Les raisons de la prostitution des filles
Elle accepte volontiers de se prêter à mon micro à condition que je lui donne de l’argent et que je ne prenne pas de photo. Les conditions acceptées, X me fait savoir qu’elle est élève en classe de 5e et qu’elle est venue s’adonner à la prostitution parce que ses parents sont pauvres. « Mon papa n’est plus. Je n’ai que ma maman qui ne travaille pas. Etant l’aînée de la famille, je n’ai pas d’autre choix que de me prostituer pour que nous puissions avoir à manger », confie X en poussant un soupir. Pourquoi vous voilez-vous pour venir vous prostituer ? « Nous nous voilons non seulement parce que le Niger est un pays fortement musulman, mais aussi parce que celles qui ne se voilent pas n’arrivent pas à avoir de clients », explique X qui me laisse entendre qu’il lui arrive d’avoir entre 20 000 et 30 000 F CFA par jour. Si X se prostitue parce que ses parents n’arrivent pas à joindre les deux bouts, ce n’est pas le cas de cette autre fille que nous avons rencontrée et à qui nous avons donné le nom Y. Voilée de la tête jusqu’aux pieds, Y me confie qu’elle est devenue dépendante du sexe. « Je ne me prostitue pas pour l’argent. Mon papa est douanier, donc j’arrive à avoir tout ce que je veux. Je le fais parce que je ne peux plus m’en passer. Je me suis habituée », me dit-elle.

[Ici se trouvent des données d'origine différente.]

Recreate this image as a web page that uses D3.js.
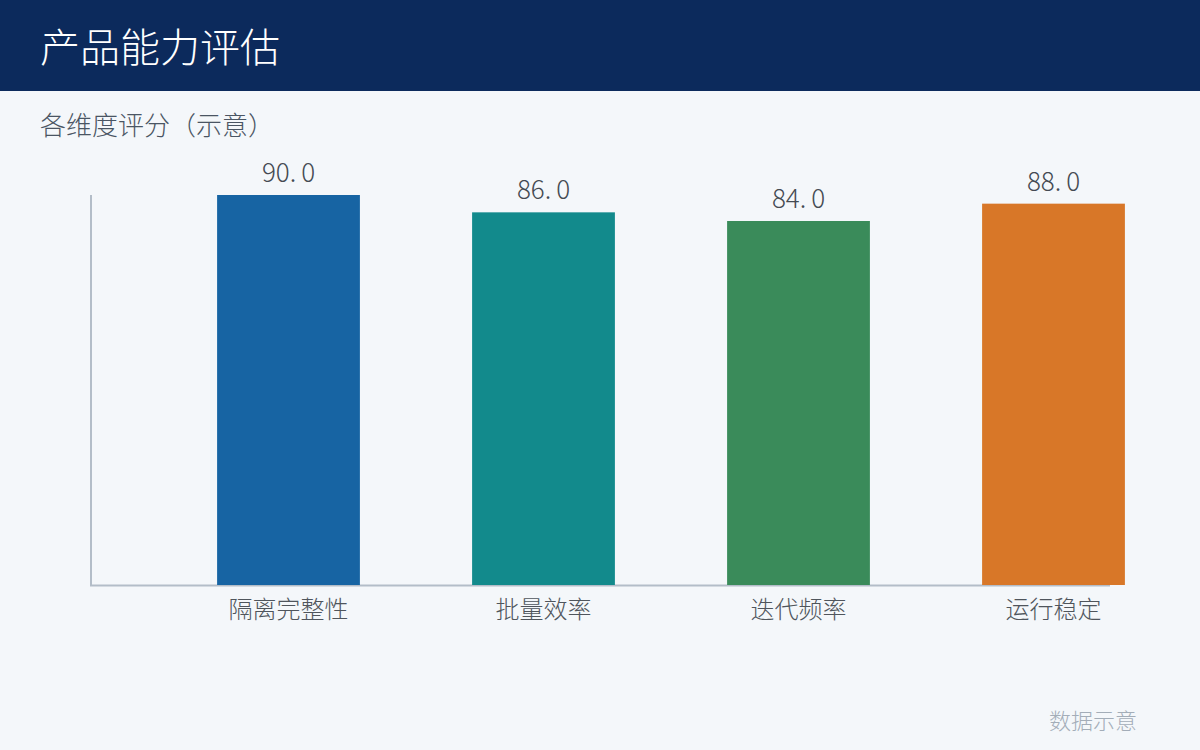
<!DOCTYPE html>
<html>
<head>
<meta charset="utf-8">
<script src="https://cdn.jsdelivr.net/npm/d3@7"></script>
<style>
  body { margin: 0; background: #f4f7fa; }
  svg { display: block; font-family: "Noto Sans CJK SC", sans-serif; font-weight: 300; }
</style>
</head>
<body>
<svg id="chart"></svg>
<script>
// data
var categories = ["隔离完整性", "批量效率", "迭代频率", "运行稳定"]
var scores = [90.0, 86.0, 84.0, 88.0]
var barColors = ["#1764a3", "#128a8c", "#3a8b5a", "#d87728"]

var width = 1200
var height = 750

var svg = d3.select("#chart")
    .attr("width", width)
    .attr("height", height)

svg.append("rect")
    .attr("width", width)
    .attr("height", height)
    .attr("fill", "#f4f7fa")

// header
svg.append("rect")
    .attr("width", width)
    .attr("height", 91)
    .attr("fill", "#0c2a5c")

svg.append("text")
    .attr("x", 40)
    .attr("y", 62)
    .attr("fill", "#ffffff")
    .attr("font-size", 40)
    .text("产品能力评估")

svg.append("text")
    .attr("x", 40)
    .attr("y", 135)
    .attr("fill", "#4a5563")
    .attr("font-size", 26)
    .text("各维度评分（示意）")

var x = d3.scaleBand()
    .domain(categories)
    .range([161, 1181])
    .paddingInner(0.44)
    .paddingOuter(0.22)

var y = d3.scaleLinear()
    .domain([0, d3.max(scores)])
    .range([585, 195])

// axes lines
svg.append("line")
    .attr("x1", 91).attr("x2", 91)
    .attr("y1", y(d3.max(scores))).attr("y2", 586)
    .attr("stroke", "#b3bdc8")
    .attr("stroke-width", 2)

svg.append("line")
    .attr("x1", 90).attr("x2", 1110)
    .attr("y1", 585.5).attr("y2", 585.5)
    .attr("stroke", "#b3bdc8")
    .attr("stroke-width", 2)

var bars = svg.append("g")
    .selectAll("rect")
    .data(scores)
    .enter()
    .append("rect")
    .attr("x", (d, i) => x(categories[i]))
    .attr("y", d => y(d))
    .attr("width", x.bandwidth())
    .attr("height", d => y(0) - y(d))
    .attr("fill", (d, i) => barColors[i])

// value labels, the "." gets a little extra room like the original
var vals = svg.append("g")
    .selectAll("text")
    .data(scores)
    .enter()
    .append("text")
    .attr("x", (d, i) => x(categories[i]) + x.bandwidth() / 2)
    .attr("y", d => y(d) - 13)
    .attr("text-anchor", "middle")
    .attr("fill", "#444a52")
    .attr("font-size", 26)

vals.append("tspan").text(d => d.toFixed(1).split(".")[0] + ".")
vals.append("tspan").attr("dx", 5).text(d => d.toFixed(1).split(".")[1])

svg.append("g")
    .selectAll("text")
    .data(categories)
    .enter()
    .append("text")
    .attr("x", d => x(d) + x.bandwidth() / 2)
    .attr("y", 618)
    .attr("text-anchor", "middle")
    .attr("fill", "#4f555c")
    .attr("font-size", 24)
    .text(d => d)

svg.append("text")
    .attr("x", 1137)
    .attr("y", 729)
    .attr("text-anchor", "end")
    .attr("fill", "#a3adb8")
    .attr("font-size", 22)
    .text("数据示意")
</script>
</body>
</html>
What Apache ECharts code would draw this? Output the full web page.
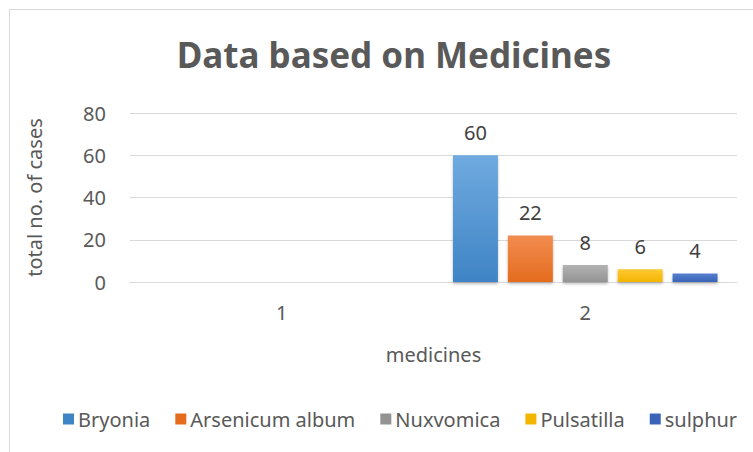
<!DOCTYPE html>
<html>
<head>
<meta charset="utf-8">
<script src="https://cdn.jsdelivr.net/npm/echarts@6/dist/echarts.min.js"></script>
<style>
  html, body { margin: 0; padding: 0; background: #fff; }
  #frame { position: absolute; left: 9px; top: 9px; width: 760px; height: 460px; border: 1px solid #d9d9d9; box-sizing: border-box; }
  #chart { position: absolute; left: 0; top: 0; width: 753px; height: 452px; }
</style>
</head>
<body>
<div id="frame"></div>
<div id="chart"></div>
<script>
var categories = ['1', '2'];
var seriesNames = ['Bryonia', 'Arsenicum album', 'Nuxvomica', 'Pulsatilla', 'sulphur'];
var bryonia = [null, 60];
var arsenicum = [null, 22];
var nuxvomica = [null, 8];
var pulsatilla = [null, 6];
var sulphur = [null, 4];
var yTicks = [0, 20, 40, 60, 80];

// top / bottom gradient colours (Excel office palette)
var palette = [
  ['#70aae0', '#3f84c5'],
  ['#f28c50', '#e46c1e'],
  ['#b3b3b3', '#939393'],
  ['#ffc933', '#f2b600'],
  ['#5580cc', '#3a64b8']
];

var font = '"Noto Sans", "Open Sans", sans-serif';
var text = '#595959';
var rule = '#d9d9d9';

var chart = echarts.init(document.getElementById('chart'), null, { renderer: 'svg' });

var allData = [bryonia, arsenicum, nuxvomica, pulsatilla, sulphur];
var series = seriesNames.map(function(name, i) {
  return {
    name: name,
    type: 'bar',
    data: allData[i],
    barWidth: 45,
    barGap: '22%',
    itemStyle: {
      color: new echarts.graphic.LinearGradient(0, 0, 0, 1, [
        { offset: 0, color: palette[i][0] },
        { offset: 1, color: palette[i][1] }
      ]),
      shadowColor: 'rgba(0,0,0,0.25)',
      shadowBlur: 3,
      shadowOffsetY: 2
    },
    label: {
      show: true,
      position: 'top',
      distance: 13,
      fontFamily: font,
      fontSize: 20,
      color: '#404040'
    }
  };
});

chart.setOption({
  animation: false,
  title: {
    text: 'Data based on Medicines',
    left: 389,
    textAlign: 'center',
    top: 32,
    textStyle: { fontFamily: font, fontSize: 35, fontWeight: 'bold', color: text }
  },
  legend: {
    data: seriesNames.map(function(n, i) {
      return { name: n, itemStyle: { color: palette[i][1] } };
    }),
    bottom: 18,
    left: 58,
    icon: 'rect',
    itemWidth: 11,
    itemHeight: 11,
    itemGap: 25,
    textStyle: { fontFamily: font, fontSize: 20, color: text, padding: [0, 0, 0, -1] }
  },
  grid: { left: 130, right: 16, top: 113, bottom: 170 },
  xAxis: {
    type: 'category',
    data: categories,
    name: 'medicines',
    nameLocation: 'middle',
    nameGap: 62,
    nameTextStyle: { fontFamily: font, fontSize: 20, color: text },
    axisLabel: { fontFamily: font, fontSize: 20, color: text, margin: 20 },
    axisLine: { lineStyle: { color: rule } },
    axisTick: { show: false }
  },
  yAxis: {
    type: 'value',
    min: yTicks[0],
    max: yTicks[yTicks.length - 1],
    interval: 20,
    name: 'total no. of cases',
    nameLocation: 'middle',
    nameRotate: 90,
    nameGap: 86,
    nameTextStyle: { fontFamily: font, fontSize: 20, color: text },
    axisLabel: { fontFamily: font, fontSize: 20, color: text, margin: 24 },
    axisLine: { show: false },
    axisTick: { show: false },
    splitLine: { lineStyle: { color: rule, width: 1 } }
  },
  series: series
});
</script>
</body>
</html>
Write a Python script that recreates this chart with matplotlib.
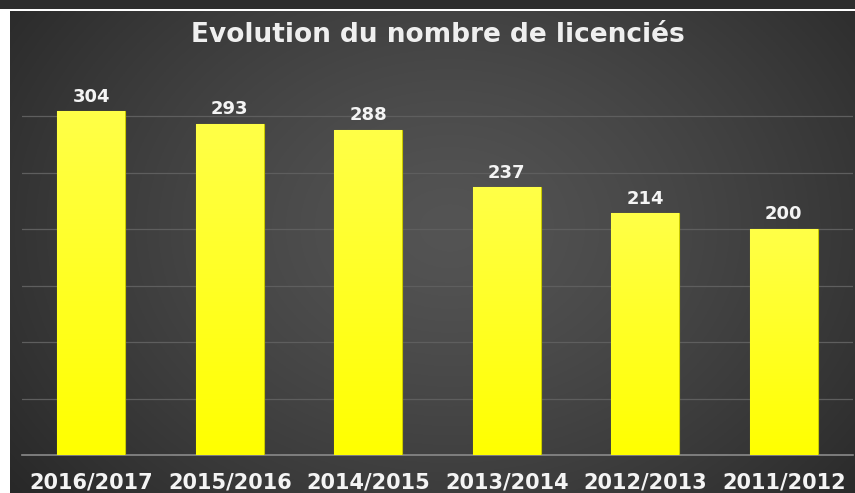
import matplotlib
matplotlib.use("Agg")
import matplotlib.pyplot as plt
import numpy as np
from matplotlib.patches import Rectangle

# Données
saisons = ["2016/2017", "2015/2016", "2014/2015", "2013/2014", "2012/2013", "2011/2012"]
licencies = [304, 293, 288, 237, 214, 200]

W, H = 855, 493
fig = plt.figure(figsize=(W / 100, H / 100), dpi=100)
fig.patch.set_facecolor("white")

# Fond : dégradé radial gris foncé
bg = fig.add_axes([10 / W, 0, 1 - 10 / W, 482 / H])
bg.set_axis_off()
yy, xx = np.mgrid[0:1:300j, 0:1:500j]
r = np.sqrt(((xx - 0.52) / 0.55) ** 2 + ((yy - 0.55) / 0.75) ** 2)
r = np.clip(r / r.max(), 0, 1)
v = (0x54 - (0x54 - 0x28) * r ** 1.3) / 255
bg.imshow(np.dstack([v, v, v]), aspect="auto", extent=(0, 1, 0, 1), origin="lower")
bg.set_xlim(0, 1)
bg.set_ylim(0, 1)

# Bandeau sombre en haut + liseré blanc
fig.patches.append(Rectangle((0, 1 - 8.5 / H), 1, 8.5 / H, transform=fig.transFigure,
                             facecolor="#2e2e2e", edgecolor="none", zorder=5))
fig.patches.append(Rectangle((0, 482 / H), 1, 2.5 / H, transform=fig.transFigure,
                             facecolor="white", edgecolor="none", zorder=5))

# Axe principal
ax = fig.add_axes([22 / W, 38 / H, 831 / W, 395.5 / H])
ax.set_facecolor("none")
x = np.arange(len(saisons))
bars = ax.bar(x, licencies, width=0.49, color="#ffff00", edgecolor="#c8c800",
              linewidth=0.8, zorder=3)

# Dégradé jaune dans chaque barre
grad = np.linspace(0, 1, 256)[:, None]
ycol = np.dstack([np.ones_like(grad), np.ones_like(grad), grad * 0.28])
for b in bars:
    im = ax.imshow(ycol, extent=(b.get_x(), b.get_x() + b.get_width(), 0, b.get_height()),
                   origin="lower", aspect="auto", zorder=3.5)
    im.set_clip_path(b)

for b, val in zip(bars, licencies):
    ax.annotate(str(val), (b.get_x() + b.get_width() / 2, val), xytext=(0, 4),
                textcoords="offset points", ha="center", va="bottom",
                color="#f4f4f4", fontsize=13, fontweight="bold", zorder=6)

ax.set_xlim(-0.5, len(saisons) - 0.5)
ax.set_ylim(0, 350)
ax.set_yticks(range(50, 301, 50))
ax.yaxis.grid(True, color="#5e5e5e", linewidth=0.9, zorder=0)
ax.tick_params(axis="y", left=False, labelleft=False)
ax.tick_params(axis="x", bottom=False, pad=9)
ax.set_xticks(x)
ax.set_xticklabels(saisons, color="#f4f4f4", fontsize=15, fontweight="bold")
for s in ["top", "left", "right"]:
    ax.spines[s].set_visible(False)
ax.spines["bottom"].set_color("#8a8a8a")
ax.spines["bottom"].set_linewidth(1.2)

fig.text(438 / W, 1 - 42 / H, "Evolution du nombre de licenciés", ha="center", va="baseline",
         color="#efefef", fontsize=19, fontweight="bold")

fig.savefig("out.png", dpi=100, facecolor=fig.get_facecolor())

« Tout le monde jeûne ici »
La troisième fille qui a accepté de se prêter à mes questions et que j’ai nommée Z, elle, dit que tout comme X, elle se prostitue pour subvenir aux besoins de sa famille. De même que X, Z a perdu son père et elle a trouvé la prostitution comme boulot en plus du métier de coiffeuse qu’elle exerce dans un salon de la place. « Il faut que je fasse cela pour aider ma maman. Je dois en plus chercher l’argent de la fête du Ramadan », affirme Z qui se plaint parce qu’elle n’a pas eu assez de clients. Après un coup d’œil sur sa montre, elle s’écrit « Tchiéééééé, il est 3h, il faut que je regagne rapidement la maison pour faire le repas du carême ». « Ah bon ? Tu fais le carême ? », lui-ai-je demandé tout étonné. « Bien sûr que oui. Tout le monde jeûne ici. Tu vois, toutes les filles qui sont dans cette cour font le carême mais le soir elles viennent, comme moi, se vendre. C’est comme ça ici. Nous n’avons pas le choix », me répond –elle avant de héler un taxi pour s’en aller. Pendant que je regagnais la salle de réception pour dire au revoir au gérant, je croise X qui me fait savoir qu’elle rentre pour faire le carême et se rendre à l’école. A la salle de réception, je constate l’absence du gérant. Après quelques minutes d’attente, celui-ci arrive et laisse entendre qu’il était allé réveiller les locataires des chambres pour leur dire qu’il est l’heure du carême. Le village se vide de ses occupants. Tous et toutes regagnent leur maison pour faire le jeûne. Les locataires des chambres, à l’appel du muezzin de la mosquée Baboun Rahma, située au milieu du village, se rassemblent pour la prière. Avant de s’y rendre, le gérant, répondant à ma question de savoir qui sont les clients des filles de joie, me confie que ce sont des Nigériens et des étrangers qui louent les chambres. « Ils sont presque tous des musulmans comme les filles. Tu comprends maintenant lorsque je t’ai dit qu’ils font le carême le matin et viennent faire du n’importe quoi ici ? ». « L’Etat est-il au courant de ce qui se passe dans le centre ? ». « Bien sûr que oui. La police fait souvent des descentes et malgré cela elles continuent. J’aurais appris que la veille de la fête du Ramadan, la police viendra les ramasser et ne les libèrera qu’après la fête, a répondu le réceptionniste avant de me dire au revoir. Voilà donc comment certains passent le mois sacré du Ramadan.